2k sign and I was about 40 seconds ahead of 20 minute pace. My watch km splits were coming before the signs, earlier and earlier, though it's always going to be about completing the course rather than when a gps tells you to stop. Into a headwind before the turnaround, I slowed a bit as I felt I was burning too many matches. 
The leading lady's speed, just in front of me, was dropping more than mine. I overtook, knowing it's all too easy to settle into a pace-setter's slowing speed. The leader and race winner, who surely rode a bicycle some of the way, came flashing past. The injured guy came past wearing quite the grimace (camera zoom too wide to pick it up). 
Overtook one more at start of that incline. 
About halfway up, I overtook a kid who looked about 13, maybe younger. He'll be back next year with bigger lung capacity and leave me trailing.  
Past some gopro fans and the 4k sign after that last incline. I couldn't wave back, still recovering and trying to get my breathing rhythm back from that uphill. What is usually 3 steps per inhale and 3 per exhale seemed to swap places. 
"Be at 16 minutes at 4k, then 3:59 pace till the finish". So began the endgame. The last downhill helped conserve a little energy for the final few hundred metres. 

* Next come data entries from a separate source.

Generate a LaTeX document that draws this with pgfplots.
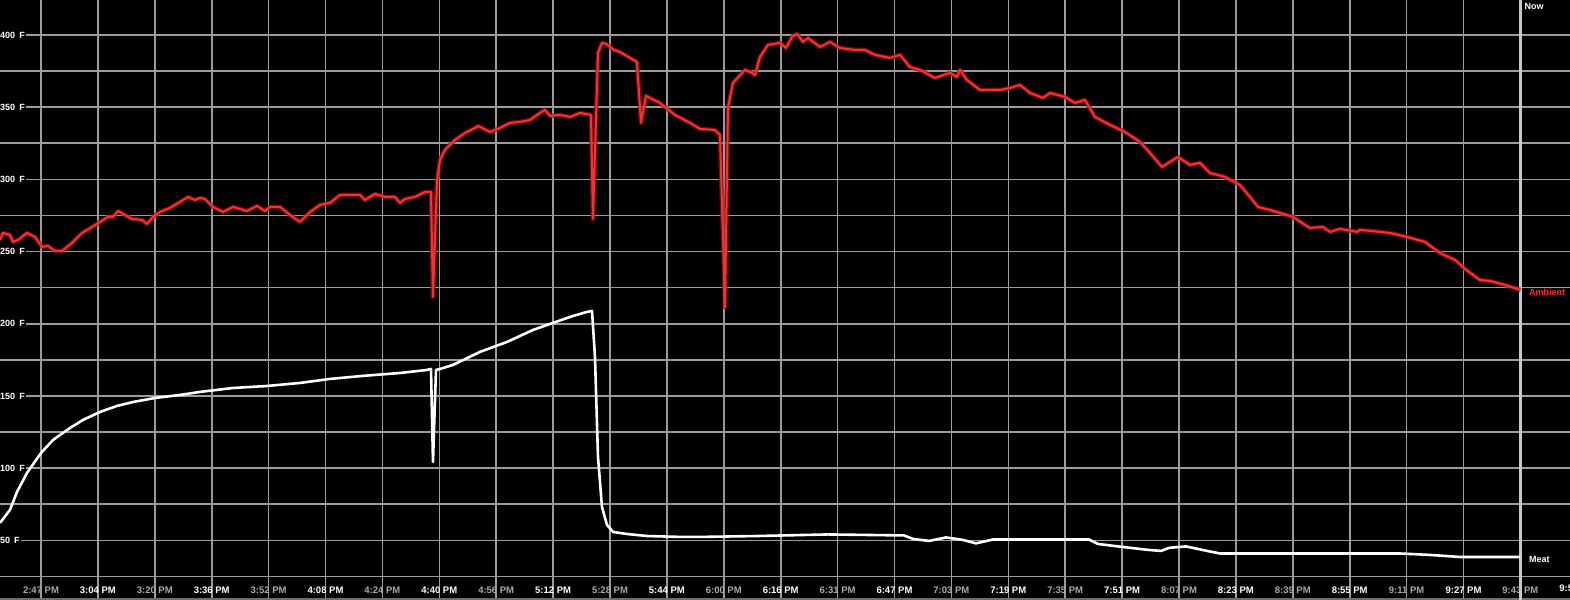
\documentclass[border=0pt]{standalone}
\usepackage{pgfplots}
\pgfplotsset{compat=1.18}
\usepackage{pgfplotstable}
\usepackage{fontspec}
\setmainfont{Liberation Sans}
\definecolor{gridc}{RGB}{155,155,155}
\definecolor{nowc}{RGB}{200,200,200}
\definecolor{ambred}{RGB}{255,45,45}
\definecolor{ambglow}{RGB}{150,20,20}
\definecolor{tgray}{RGB}{170,170,170}
\definecolor{barc}{RGB}{110,110,110}

\pgfplotstableread{
x F
-0.721 258.0
-0.668 262.9
-0.545 261.5
-0.492 256.7
-0.404 258.0
-0.246 262.9
-0.105 260.1
0.018 253.2
0.123 253.9
0.246 250.4
0.369 250.4
0.545 256.0
0.721 262.9
0.896 267.0
1.037 270.5
1.178 274.0
1.265 274.0
1.353 278.1
1.476 275.3
1.599 272.6
1.775 271.9
1.863 269.1
1.968 274.0
2.091 277.4
2.267 280.2
2.443 284.4
2.583 287.8
2.707 285.7
2.794 287.1
2.882 286.4
3.023 280.9
3.199 277.4
3.374 280.9
3.620 278.1
3.796 281.6
3.937 278.1
4.025 280.9
4.200 280.9
4.376 275.3
4.552 270.5
4.728 277.4
4.903 282.3
5.079 283.7
5.255 289.2
5.606 289.2
5.694 285.7
5.870 289.9
6.046 287.8
6.221 287.8
6.309 283.7
6.397 286.4
6.573 287.8
6.749 291.3
6.854 291.3
6.889 218.6
6.960 299.6
7.012 313.4
7.100 320.4
7.276 327.3
7.452 332.1
7.627 335.6
7.680 337.0
7.891 332.8
8.067 335.6
8.243 339.1
8.418 339.8
8.594 341.1
8.770 346.0
8.858 348.1
8.946 343.9
9.121 344.6
9.297 343.2
9.473 346.0
9.666 344.6
9.701 272.6
9.789 387.5
9.859 394.5
9.930 393.8
10.070 389.6
10.176 388.2
10.351 384.1
10.474 381.3
10.545 339.1
10.633 357.8
10.879 352.9
11.142 344.6
11.406 339.1
11.582 334.9
11.845 334.2
11.933 330.7
12.021 211.6
12.074 350.1
12.162 366.8
12.373 375.8
12.496 373.7
12.548 372.3
12.636 384.8
12.777 393.1
12.988 394.5
13.093 391.0
13.199 398.6
13.286 400.7
13.392 395.2
13.480 397.9
13.691 391.7
13.866 395.2
14.042 391.0
14.306 389.6
14.482 389.6
14.657 386.2
14.921 384.1
15.097 386.2
15.272 377.8
15.448 375.8
15.712 370.2
15.975 373.7
16.098 370.9
16.151 375.8
16.274 368.8
16.503 361.9
16.678 361.9
16.854 361.9
17.030 363.3
17.206 365.4
17.381 359.8
17.610 356.4
17.733 359.8
17.996 357.1
18.172 352.9
18.348 355.0
18.524 343.2
18.787 337.7
19.051 332.8
19.315 325.9
19.490 318.3
19.701 308.6
19.842 312.1
19.982 315.5
20.193 310.0
20.369 311.4
20.545 304.4
20.808 301.7
21.072 296.1
21.248 287.8
21.388 280.9
21.599 278.8
21.775 276.7
22.004 274.0
22.215 268.4
22.302 266.4
22.531 267.0
22.654 263.6
22.830 265.7
23.128 263.6
23.181 265.0
23.708 262.9
24.007 260.1
24.323 256.7
24.587 249.0
24.851 244.2
25.026 238.0
25.290 230.3
25.466 229.6
25.729 226.9
26.000 223.4
}\ambient

\pgfplotstableread{
x F
-0.721 62.1
-0.545 71.1
-0.422 83.5
-0.246 96.7
0.000 110.5
0.211 119.5
0.510 127.8
0.738 133.4
1.037 138.9
1.336 143.1
1.617 145.8
2.004 148.6
2.443 150.7
2.794 152.8
3.374 155.5
3.972 156.9
4.552 159.0
5.079 161.8
5.659 163.9
6.309 165.9
6.784 168.0
6.854 168.7
6.889 104.3
6.942 168.0
7.012 168.7
7.241 171.5
7.715 180.5
8.190 187.4
8.647 195.7
8.998 200.6
9.350 205.4
9.596 208.2
9.684 208.9
9.736 177.0
9.789 107.8
9.859 73.1
9.947 60.7
10.053 55.8
10.299 54.4
10.650 53.0
11.230 52.4
11.617 52.4
12.583 53.0
13.831 54.1
15.167 53.4
15.325 51.0
15.606 49.6
15.905 52.0
16.204 50.3
16.432 47.9
16.731 50.6
18.418 50.6
18.576 47.5
19.016 45.4
19.455 43.4
19.684 42.7
19.824 44.8
20.123 45.8
20.492 42.7
20.721 40.9
22.478 40.9
23.884 40.9
24.411 39.9
24.938 38.5
26.000 38.5
}\meat

\begin{document}
\begin{tikzpicture}
\begin{axis}[
  scale only axis,
  width=1570pt, height=600pt,
  xmin=-0.7206, xmax=26.872,
  ymin=8.7, ymax=424.2,
  axis background/.style={fill=black},
  axis y line*=left,
  y axis line style={draw=none},
  axis x line*=bottom,
  x axis line style={barc, line width=3pt, -},
  major tick length=0pt, minor tick length=0pt,
  xtick={0,...,26},
  xticklabels={
    \textcolor{tgray}{2:47 PM},3:04 PM,\textcolor{tgray}{3:20 PM},3:36 PM,
    \textcolor{tgray}{3:52 PM},4:08 PM,\textcolor{tgray}{4:24 PM},4:40 PM,
    \textcolor{tgray}{4:56 PM},5:12 PM,\textcolor{tgray}{5:28 PM},5:44 PM,
    \textcolor{tgray}{6:00 PM},6:16 PM,\textcolor{tgray}{6:31 PM},6:47 PM,
    \textcolor{tgray}{7:03 PM},7:19 PM,\textcolor{tgray}{7:35 PM},7:51 PM,
    \textcolor{tgray}{8:07 PM},8:23 PM,\textcolor{tgray}{8:39 PM},8:55 PM,
    \textcolor{tgray}{9:11 PM},9:27 PM,\textcolor{tgray}{9:43 PM}},
  xticklabel style={anchor=base, yshift=6pt, font=\bfseries\fontsize{9.5}{10}\selectfont, text=white},
  ytick={50,100,...,400},
  minor ytick={25,75,...,425},
  yticklabels={50\hspace{0.45em}F,100\hspace{0.45em}F,150\hspace{0.45em}F,200\hspace{0.45em}F,250\hspace{0.45em}F,300\hspace{0.45em}F,350\hspace{0.45em}F,400\hspace{0.45em}F},
  yticklabel style={anchor=west, xshift=-1pt, font=\bfseries\fontsize{9}{10}\selectfont, text=white, fill=black, inner sep=1pt},
  grid=both,
  major grid style={gridc, line width=1.6pt},
  minor grid style={gridc, line width=1.6pt},
  clip=true,
]
\draw[nowc, line width=3pt] (axis cs:26,8.7) -- (axis cs:26,424.2);
\addplot[ambglow, line width=4.5pt, opacity=0.7, line join=round] table[x=x,y=F] {\ambient};
\addplot[ambred, line width=2pt, line join=round] table[x=x,y=F] {\ambient};
\addplot[white, line width=2.6pt, line join=round] table[x=x,y=F] {\meat};
\node[anchor=west, text=white, font=\bfseries\fontsize{9}{10}\selectfont, inner sep=0pt] at (axis cs:26.07,419.5) {Now};
\node[anchor=west, text=ambred, font=\bfseries\fontsize{9}{10}\selectfont, inner sep=0pt] at (axis cs:26.15,221.5) {Ambient};
\node[anchor=west, text=white, font=\bfseries\fontsize{9}{10}\selectfont, inner sep=0pt] at (axis cs:26.15,37) {Meat};
\node[anchor=base, text=white, font=\bfseries\fontsize{9.5}{10}\selectfont] at (axis cs:27,14.3) {9:59 PM};
\end{axis}
\pgfresetboundingbox
\path[use as bounding box] (current axis.south west) rectangle (current axis.north east);
\end{tikzpicture}
\end{document}
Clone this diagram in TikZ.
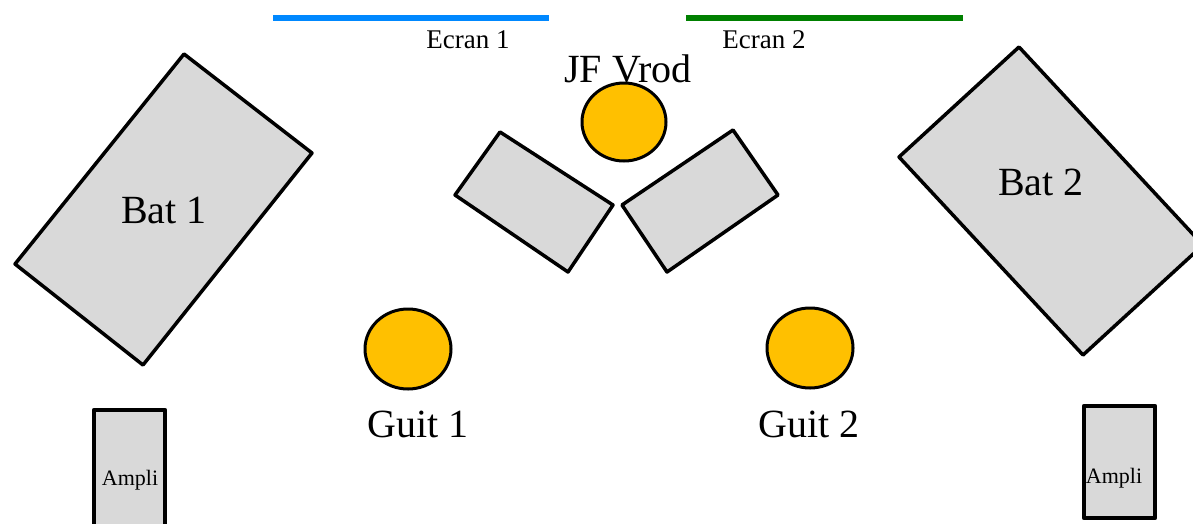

I could see the clock from quite a way off, and knew I had the sub-20 by the time I could read it. Easing up as I crossed the line, final time was 19:50. 
I had to push through a couple of barriers to get under 20 minutes again, however it shows that my speed and speed-endurance are gradually making a comeback.
Exhaustion arrived a few seconds later, level: hands on knees. 
I lost count of my place during the race, my 12th was actually 15th. No age group podium this time. 
Watch thought I'd done 5.1k. 
Irish stew makes for the best post-race food ever.
A-Chang was entertained by the various costumes, and welcomed not having to wait too long for me.